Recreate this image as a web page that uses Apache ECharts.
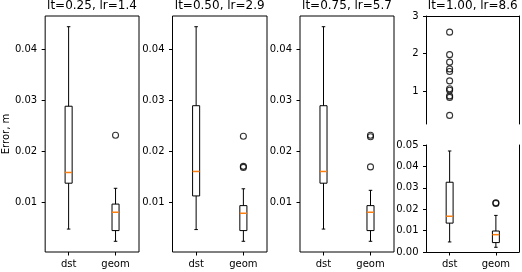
<!DOCTYPE html>
<html>
<head>
<meta charset="utf-8">
<script src="https://cdn.jsdelivr.net/npm/echarts@6/dist/echarts.min.js"></script>
<style>html,body{margin:0;padding:0;background:#fff}#c{width:522px;height:272px}</style>
</head>
<body>
<div id="c"></div>
<script>
const categories = ['dst', 'geom'];
const titles = ['lt=0.25, lr=1.4', 'lt=0.50, lr=2.9', 'lt=0.75, lr=5.7', 'lt=1.00, lr=8.6'];
// box stats: [lower whisker, Q1, median, Q3, upper whisker]
const p1Dst = [0.0047, 0.0137, 0.0158, 0.0288, 0.0444];
const p1Geom = [0.0023, 0.0044, 0.0080, 0.0096, 0.0127];
const p1GeomOut = [0.0231];
const p2Dst = [0.0046, 0.0112, 0.0160, 0.0289, 0.0444];
const p2Geom = [0.0023, 0.0044, 0.0078, 0.0093, 0.0126];
const p2GeomOut = [0.0229, 0.0168, 0.0170];
const p3Dst = [0.0047, 0.0137, 0.0160, 0.0289, 0.0444];
const p3Geom = [0.0023, 0.0044, 0.0080, 0.0093, 0.0123];
const p3GeomOut = [0.0228, 0.0231, 0.0169];
const p4Dst = [0.0047, 0.0135, 0.0167, 0.0326, 0.0472];
const p4Geom = [0.0022, 0.0044, 0.0081, 0.0098, 0.0171];
const p4DstOut = [2.57, 1.97, 1.77, 1.59, 1.52, 1.27, 1.06, 1.02, 0.87, 0.83, 0.35];
const p4GeomOut = [0.0227, 0.0230];
const yTicks = [0.01, 0.02, 0.03, 0.04];
const yTicksTop = [1, 2, 3];
const yTicksBottom = [0, 0.01, 0.02, 0.03, 0.04, 0.05];

const FONT = 'DejaVu Sans';
const grids = [
  {left: 45, top: 16, width: 94, height: 236},
  {left: 172.5, top: 16, width: 94.5, height: 236},
  {left: 300, top: 16, width: 94, height: 236},
  {left: 426.5, top: 16, width: 92.5, height: 108},
  {left: 426.5, top: 145, width: 92.5, height: 107}
];
const panelCenters = [0, 1, 2, 3].map(i => grids[i].left + grids[i].width / 2);

function renderBox(params, api) {
  const x = api.value(0);
  const lo = api.coord([x, api.value(1)]);
  const q1 = api.coord([x, api.value(2)]);
  const med = api.coord([x, api.value(3)]);
  const q3 = api.coord([x, api.value(4)]);
  const hi = api.coord([x, api.value(5)]);
  const bw = api.size([1, 0])[0] * 0.15;
  const cx = lo[0];
  const hb = bw / 2, hc = bw / 4;
  const ls = {stroke: '#000', lineWidth: 1, fill: null};
  return {
    type: 'group',
    children: [
      {type: 'line', shape: {x1: cx, y1: q1[1], x2: cx, y2: lo[1]}, style: ls},
      {type: 'line', shape: {x1: cx, y1: q3[1], x2: cx, y2: hi[1]}, style: ls},
      {type: 'line', shape: {x1: cx - hc, y1: lo[1], x2: cx + hc, y2: lo[1]}, style: ls},
      {type: 'line', shape: {x1: cx - hc, y1: hi[1], x2: cx + hc, y2: hi[1]}, style: ls},
      {type: 'rect', shape: {x: cx - hb, y: q3[1], width: bw, height: q1[1] - q3[1]}, style: {stroke: '#000', lineWidth: 1, fill: 'none'}},
      {type: 'line', shape: {x1: cx - hb, y1: med[1], x2: cx + hb, y2: med[1]}, style: {stroke: '#ff7f0e', lineWidth: 1.5}}
    ]
  };
}

function boxSeries(idx, dst, geom) {
  const data = [];
  if (dst) data.push([0].concat(dst));
  if (geom) data.push([1].concat(geom));
  return {type: 'custom', xAxisIndex: idx, yAxisIndex: idx, renderItem: renderBox,
    encode: {x: 0, y: [1, 2, 3, 4, 5]}, data: data, z: 2};
}
function outSeries(idx, yIdx, cat, vals) {
  return {type: 'scatter', xAxisIndex: idx, yAxisIndex: yIdx, symbol: 'circle', symbolSize: 6,
    itemStyle: {color: 'rgba(0,0,0,0)', borderColor: '#000', borderWidth: 1.1},
    data: vals.map(v => [cat, v]), z: 3, silent: true};
}

const labelStyle = {color: '#000', fontSize: 10, fontFamily: FONT};
function spine() { return {show: true, onZero: false, lineStyle: {color: '#000', width: 1}}; }
function xAx(gi, shown, pos) {
  return {type: 'category', gridIndex: gi, data: categories, boundaryGap: true, position: pos || 'bottom',
    axisLine: Object.assign(spine(), {show: !!pos || gi === 4}),
    axisTick: {show: shown, alignWithLabel: true, length: 3.5, lineStyle: {color: '#000'}},
    axisLabel: Object.assign({show: shown, margin: 7}, labelStyle),
    splitLine: {show: false}};
}
function yAx(gi, min, max, ticks, fmt, extra) {
  return Object.assign({type: 'value', gridIndex: gi, min: min, max: max, position: 'left',
    axisLine: Object.assign(spine(), {show: false}),
    axisTick: {show: true, length: 3.5, lineStyle: {color: '#000'}, customValues: ticks},
    axisLabel: Object.assign({margin: 8, customValues: ticks, formatter: fmt}, labelStyle),
    splitLine: {show: false}}, extra || {});
}
function rightSpine(gi, min, max) {
  return {type: 'value', gridIndex: gi, position: 'right', min: min, max: max,
    axisLine: spine(), axisTick: {show: false}, axisLabel: {show: false}, splitLine: {show: false}};
}
const f2 = v => v.toFixed(2);
const f0 = v => String(Math.round(v));

const option = {
  animation: false,
  backgroundColor: '#fff',
  title: titles.map((t, i) => ({text: t, left: panelCenters[i], top: 0, textAlign: 'center', padding: 0,
    textStyle: {fontSize: 12, fontWeight: 'normal', color: '#000', fontFamily: FONT}})),
  grid: grids.map((g, i) => Object.assign({show: i < 3, borderColor: '#000', borderWidth: 1, backgroundColor: 'transparent'}, g)),
  xAxis: [
    xAx(0, true), xAx(1, true), xAx(2, true),
    xAx(3, false, 'top'),
    xAx(4, true)
  ],
  yAxis: [
    yAx(0, 0.0002, 0.0465, yTicks, f2, {name: 'Error, m', nameLocation: 'middle', nameGap: 28,
      nameTextStyle: {color: '#000', fontSize: 10, fontFamily: FONT}}),
    yAx(1, 0.0002, 0.0465, yTicks, f2),
    yAx(2, 0.0002, 0.0465, yTicks, f2),
    yAx(3, 0.12, 3, yTicksTop, f0, {axisLine: spine()}),
    yAx(4, 0, 0.05, yTicksBottom, f2, {axisLine: spine()}),
    rightSpine(3, 0.12, 3),
    rightSpine(4, 0, 0.05)
  ],
  series: [
    boxSeries(0, p1Dst, p1Geom), outSeries(0, 0, 1, p1GeomOut),
    boxSeries(1, p2Dst, p2Geom), outSeries(1, 1, 1, p2GeomOut),
    boxSeries(2, p3Dst, p3Geom), outSeries(2, 2, 1, p3GeomOut),
    outSeries(3, 3, 0, p4DstOut),
    boxSeries(4, p4Dst, p4Geom), outSeries(4, 4, 1, p4GeomOut)
  ]
};
const chart = echarts.init(document.getElementById('c'), null, {renderer: 'canvas'});
chart.setOption(option);
</script>
</body>
</html>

★ ★ ★ ★ ★ ★ ★

Reproduce the listing above exactly, excluding all pictures.

_Response for this exercise_
Recreate this image as a web page that uses Apache ECharts.
<!DOCTYPE html>
<html>
<head>
<meta charset="utf-8">
<script src="https://cdn.jsdelivr.net/npm/echarts@6/dist/echarts.min.js"></script>
<style>html,body{margin:0;padding:0;background:#fff}#c{width:522px;height:272px}</style>
</head>
<body>
<div id="c"></div>
<script>
const categories = ['dst', 'geom'];
const titles = ['lt=0.25, lr=1.4', 'lt=0.50, lr=2.9', 'lt=0.75, lr=5.7', 'lt=1.00, lr=8.6'];
// box stats: [lower whisker, Q1, median, Q3, upper whisker]
const p1Dst = [0.0047, 0.0137, 0.0158, 0.0288, 0.0444];
const p1Geom = [0.0023, 0.0044, 0.0080, 0.0096, 0.0127];
const p1GeomOut = [0.0231];
const p2Dst = [0.0046, 0.0112, 0.0160, 0.0289, 0.0444];
const p2Geom = [0.0023, 0.0044, 0.0078, 0.0093, 0.0126];
const p2GeomOut = [0.0229, 0.0168, 0.0170];
const p3Dst = [0.0047, 0.0137, 0.0160, 0.0289, 0.0444];
const p3Geom = [0.0023, 0.0044, 0.0080, 0.0093, 0.0123];
const p3GeomOut = [0.0228, 0.0231, 0.0169];
const p4Dst = [0.0047, 0.0135, 0.0167, 0.0326, 0.0472];
const p4Geom = [0.0022, 0.0044, 0.0081, 0.0098, 0.0171];
const p4DstOut = [2.57, 1.97, 1.77, 1.59, 1.52, 1.27, 1.06, 1.02, 0.87, 0.83, 0.35];
const p4GeomOut = [0.0227, 0.0230];
const yTicks = [0.01, 0.02, 0.03, 0.04];
const yTicksTop = [1, 2, 3];
const yTicksBottom = [0, 0.01, 0.02, 0.03, 0.04, 0.05];

const FONT = 'DejaVu Sans';
const grids = [
  {left: 45, top: 16, width: 94, height: 236},
  {left: 172.5, top: 16, width: 94.5, height: 236},
  {left: 300, top: 16, width: 94, height: 236},
  {left: 426.5, top: 16, width: 92.5, height: 108},
  {left: 426.5, top: 145, width: 92.5, height: 107}
];
const panelCenters = [0, 1, 2, 3].map(i => grids[i].left + grids[i].width / 2);

function renderBox(params, api) {
  const x = api.value(0);
  const lo = api.coord([x, api.value(1)]);
  const q1 = api.coord([x, api.value(2)]);
  const med = api.coord([x, api.value(3)]);
  const q3 = api.coord([x, api.value(4)]);
  const hi = api.coord([x, api.value(5)]);
  const bw = api.size([1, 0])[0] * 0.15;
  const cx = lo[0];
  const hb = bw / 2, hc = bw / 4;
  const ls = {stroke: '#000', lineWidth: 1, fill: null};
  return {
    type: 'group',
    children: [
      {type: 'line', shape: {x1: cx, y1: q1[1], x2: cx, y2: lo[1]}, style: ls},
      {type: 'line', shape: {x1: cx, y1: q3[1], x2: cx, y2: hi[1]}, style: ls},
      {type: 'line', shape: {x1: cx - hc, y1: lo[1], x2: cx + hc, y2: lo[1]}, style: ls},
      {type: 'line', shape: {x1: cx - hc, y1: hi[1], x2: cx + hc, y2: hi[1]}, style: ls},
      {type: 'rect', shape: {x: cx - hb, y: q3[1], width: bw, height: q1[1] - q3[1]}, style: {stroke: '#000', lineWidth: 1, fill: 'none'}},
      {type: 'line', shape: {x1: cx - hb, y1: med[1], x2: cx + hb, y2: med[1]}, style: {stroke: '#ff7f0e', lineWidth: 1.5}}
    ]
  };
}

function boxSeries(idx, dst, geom) {
  const data = [];
  if (dst) data.push([0].concat(dst));
  if (geom) data.push([1].concat(geom));
  return {type: 'custom', xAxisIndex: idx, yAxisIndex: idx, renderItem: renderBox,
    encode: {x: 0, y: [1, 2, 3, 4, 5]}, data: data, z: 2};
}
function outSeries(idx, yIdx, cat, vals) {
  return {type: 'scatter', xAxisIndex: idx, yAxisIndex: yIdx, symbol: 'circle', symbolSize: 6,
    itemStyle: {color: 'rgba(0,0,0,0)', borderColor: '#000', borderWidth: 1.1},
    data: vals.map(v => [cat, v]), z: 3, silent: true};
}

const labelStyle = {color: '#000', fontSize: 10, fontFamily: FONT};
function spine() { return {show: true, onZero: false, lineStyle: {color: '#000', width: 1}}; }
function xAx(gi, shown, pos) {
  return {type: 'category', gridIndex: gi, data: categories, boundaryGap: true, position: pos || 'bottom',
    axisLine: Object.assign(spine(), {show: !!pos || gi === 4}),
    axisTick: {show: shown, alignWithLabel: true, length: 3.5, lineStyle: {color: '#000'}},
    axisLabel: Object.assign({show: shown, margin: 7}, labelStyle),
    splitLine: {show: false}};
}
function yAx(gi, min, max, ticks, fmt, extra) {
  return Object.assign({type: 'value', gridIndex: gi, min: min, max: max, position: 'left',
    axisLine: Object.assign(spine(), {show: false}),
    axisTick: {show: true, length: 3.5, lineStyle: {color: '#000'}, customValues: ticks},
    axisLabel: Object.assign({margin: 8, customValues: ticks, formatter: fmt}, labelStyle),
    splitLine: {show: false}}, extra || {});
}
function rightSpine(gi, min, max) {
  return {type: 'value', gridIndex: gi, position: 'right', min: min, max: max,
    axisLine: spine(), axisTick: {show: false}, axisLabel: {show: false}, splitLine: {show: false}};
}
const f2 = v => v.toFixed(2);
const f0 = v => String(Math.round(v));

const option = {
  animation: false,
  backgroundColor: '#fff',
  title: titles.map((t, i) => ({text: t, left: panelCenters[i], top: 0, textAlign: 'center', padding: 0,
    textStyle: {fontSize: 12, fontWeight: 'normal', color: '#000', fontFamily: FONT}})),
  grid: grids.map((g, i) => Object.assign({show: i < 3, borderColor: '#000', borderWidth: 1, backgroundColor: 'transparent'}, g)),
  xAxis: [
    xAx(0, true), xAx(1, true), xAx(2, true),
    xAx(3, false, 'top'),
    xAx(4, true)
  ],
  yAxis: [
    yAx(0, 0.0002, 0.0465, yTicks, f2, {name: 'Error, m', nameLocation: 'middle', nameGap: 28,
      nameTextStyle: {color: '#000', fontSize: 10, fontFamily: FONT}}),
    yAx(1, 0.0002, 0.0465, yTicks, f2),
    yAx(2, 0.0002, 0.0465, yTicks, f2),
    yAx(3, 0.12, 3, yTicksTop, f0, {axisLine: spine()}),
    yAx(4, 0, 0.05, yTicksBottom, f2, {axisLine: spine()}),
    rightSpine(3, 0.12, 3),
    rightSpine(4, 0, 0.05)
  ],
  series: [
    boxSeries(0, p1Dst, p1Geom), outSeries(0, 0, 1, p1GeomOut),
    boxSeries(1, p2Dst, p2Geom), outSeries(1, 1, 1, p2GeomOut),
    boxSeries(2, p3Dst, p3Geom), outSeries(2, 2, 1, p3GeomOut),
    outSeries(3, 3, 0, p4DstOut),
    boxSeries(4, p4Dst, p4Geom), outSeries(4, 4, 1, p4GeomOut)
  ]
};
const chart = echarts.init(document.getElementById('c'), null, {renderer: 'canvas'});
chart.setOption(option);
</script>
</body>
</html>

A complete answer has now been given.